Researchers at the Hubrecht Institute have laid the foundation for the development of a gene therapy for the genetic heart disease arrhythmogenic cardiomyopathy (ACM). Their approach, based on replacement of the PKP2 gene, led to significant structural and functional improvements in laboratory models of the disease. The study by the group of Eva van Rooij was published on 7 December 2023 in Nature Cardiovascular Research. Multiple clinical trials will start in 2024 in the United States to explore the clinical potential of this approach in ACM patients with PKP2 mutations.
Arrhythmogenic cardiomyopathy (ACM) is a genetic heart disease that affects 1 in 2,000 to 1 in 5,000 people worldwide. It is characterized by arrhythmias and can lead to sudden cardiac arrest. Current treatment of the disease usually consists of antiarrhythmic drugs and implantable cardioverter-defibrillators (ICDs), which are focused solely on treating the symptoms rather than targeting the root of the problem. The disease is progressive, with an increasing part of the heart muscle being replaced by fat tissue and heart function deteriorating over time. This can eventually lead to heart failure. In severe cases, a heart transplantation can be performed as a last resort, but this is complicated by long waiting lists as a result of the limited availability of suitable donor hearts. There is therefore an urgent need for effective treatments that target the cause of ACM.
Disease of the desmosome
The mutations at the basis of ACM often occur in genes related to the desmosomes. These protein structures form the connections between adjacent heart muscle cells. Not only do they provide a structural link, but they also ensure that the heart muscle cells contract synchronously, allowing the heart to pump blood in a coordinated manner. The most frequently affected gene in ACM is PKP2, which encodes the plakophilin-2 protein, an essential part of the desmosomes. First author of the study Eirini Kyriakopoulou explains the effect of PKP2 mutations: "Patients with mutations in this gene often have lower levels of the plakophilin-2 protein in their heart muscle cells. The result is that the desmosomes, which are normally built up by meticulously binding all proteins together, now start to fall apart and are broken down by the cell. This weakens the connections between the heart muscle cells, which makes it difficult for them to work together in synchrony, leading to the development of arrhythmias."

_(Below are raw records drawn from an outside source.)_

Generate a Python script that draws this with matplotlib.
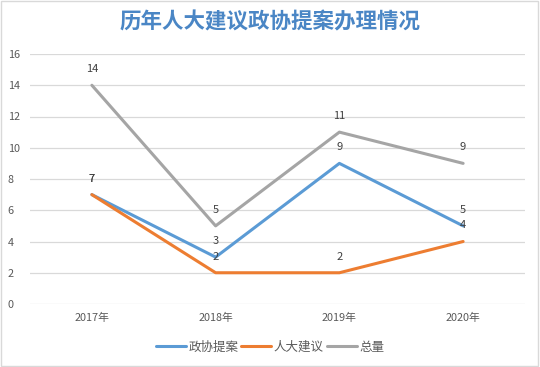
import matplotlib
matplotlib.use("Agg")
import matplotlib.pyplot as plt
from matplotlib.patches import Rectangle

plt.rcParams['font.family'] = ['Noto Sans CJK SC', 'DejaVu Sans']

years = ["2017年", "2018年", "2019年", "2020年"]
zx_proposals = [7, 3, 9, 5]      # 政协提案
rd_suggestions = [7, 2, 2, 4]    # 人大建议
totals = [14, 5, 11, 9]          # 总量

series = [
    ("政协提案", zx_proposals, "#5B9BD5"),
    ("人大建议", rd_suggestions, "#ED7D31"),
    ("总量", totals, "#A5A5A5"),
]

fig = plt.figure(figsize=(5.4, 3.67), dpi=100)
ax = fig.add_axes([30 / 540, 1 - 304 / 367, 495 / 540, 250 / 367])

x = list(range(len(years)))
for name, vals, color in series:
    ax.plot(x, vals, color=color, linewidth=2.2, label=name, solid_capstyle="round")
    for xi, v in zip(x, vals):
        ax.annotate(str(v), (xi, v), xytext=(0, 8), textcoords="offset points",
                    ha="center", va="bottom", fontsize=8, color="#404040")

ax.set_xlim(-0.5, len(years) - 0.5)
ax.set_ylim(0, 16)
ax.set_yticks(range(0, 17, 2))
ax.set_xticks(x)
ax.set_xticklabels(years)
ax.grid(axis="y", color="#D9D9D9", linewidth=0.9)
ax.set_axisbelow(True)
for s in ax.spines.values():
    s.set_visible(False)
ax.tick_params(length=0, labelsize=7.8, colors="#595959", pad=6)
ax.tick_params(axis="y", pad=16)
for lbl in ax.get_yticklabels():
    lbl.set_horizontalalignment("left")

fig.text(0.5, 1 - 22 / 367, "历年人大建议政协提案办理情况", ha="center", va="center",
         fontsize=15.5, fontweight="bold", color="#4A86C5")

leg = fig.legend(loc="center", bbox_to_anchor=(0.5, 1 - 347 / 367), ncol=3,
                 frameon=False, fontsize=9, handlelength=2.4, columnspacing=0.25,
                 handletextpad=0.2, labelcolor="#595959")

fig.patches.append(Rectangle((0.002, 0.003), 0.995, 0.994, transform=fig.transFigure,
                             fill=False, edgecolor="#D9D9D9", linewidth=1))

fig.savefig("out.png", dpi=100)
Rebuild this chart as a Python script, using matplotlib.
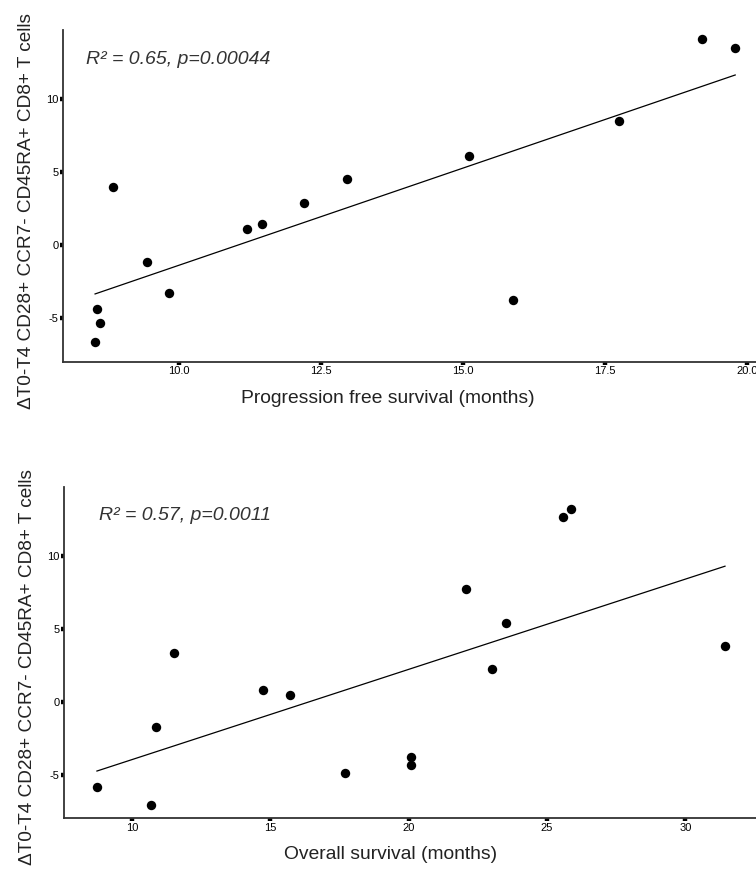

With the molecular cause of ACM in mind, the researchers set out to develop a therapeutic approach that would target this cause and not just the symptoms. "For many patients with PKP2 mutations, the root of the problem is insufficient levels of plakophilin-2. Therefore, we explored the potential of gene therapy in ACM. We hypothesized that by introducing the healthy PKP2 gene into affected heart muscle cells, we might be able to restore plakophilin-2 levels to normal, thereby reinforcing the desmosomes and reducing the occurrence of arrhythmias in these patients," says Kyriakopoulou.
Improved heart function in the laboratory
Using several laboratory models of ACM, Kyriakopoulou and her colleagues demonstrated both the feasibility and the efficacy of delivering the healthy PKP2 gene to diseased heart muscle cells. "We showed that plakophilin-2 levels were restored after delivery of the gene to human heart muscle cells grown from stem cells. It also improved their sodium conduction, which is important for their ability to contract. We then confirmed this improvement of contractility in engineered human heart muscles, which are ring-shaped structures that we can grow in the lab. Heart muscles with a PKP2 mutation contracted better after receiving the healthy PKP2 gene. Finally, we wanted to test this strategy in vivo, so we applied PKP2 gene replacement in our mouse model of ACM. This led to recovery of their desmosomes and heart function," Kyriakopoulou explains.
From the lab to the clinic
Following the promising laboratory results, the next step is to investigate the clinical potential of this gene therapy approach in ACM patients with PKP2 mutations. "Three companies in the United States have announced that they will start clinical trials next year to test the therapeutic effect of this approach in patients, which is of course great news," says Kyriakopoulou. The researchers at the Hubrecht Institute hypothesize that gene replacement therapy would be most useful in the early stages of the disease. Kyriakopoulou: "Once the disease has progressed so much that parts of the heart muscle have already been replaced by fat tissue, it is uncertain whether this approach would reverse already existing damage. Instead, we believe that it might be possible to prevent progression of early-stage disease to more severe stages." Although the pre-clinical results and upcoming trials hold great promise, Kyriakopoulou emphasizes that the commercial availability of this approach could still take several years. "Apart from the evident need to confirm its efficacy in patients, it is also crucial to address and eliminate any safety concerns before considering its clinical application. Nevertheless, our work provides an important basis to build on."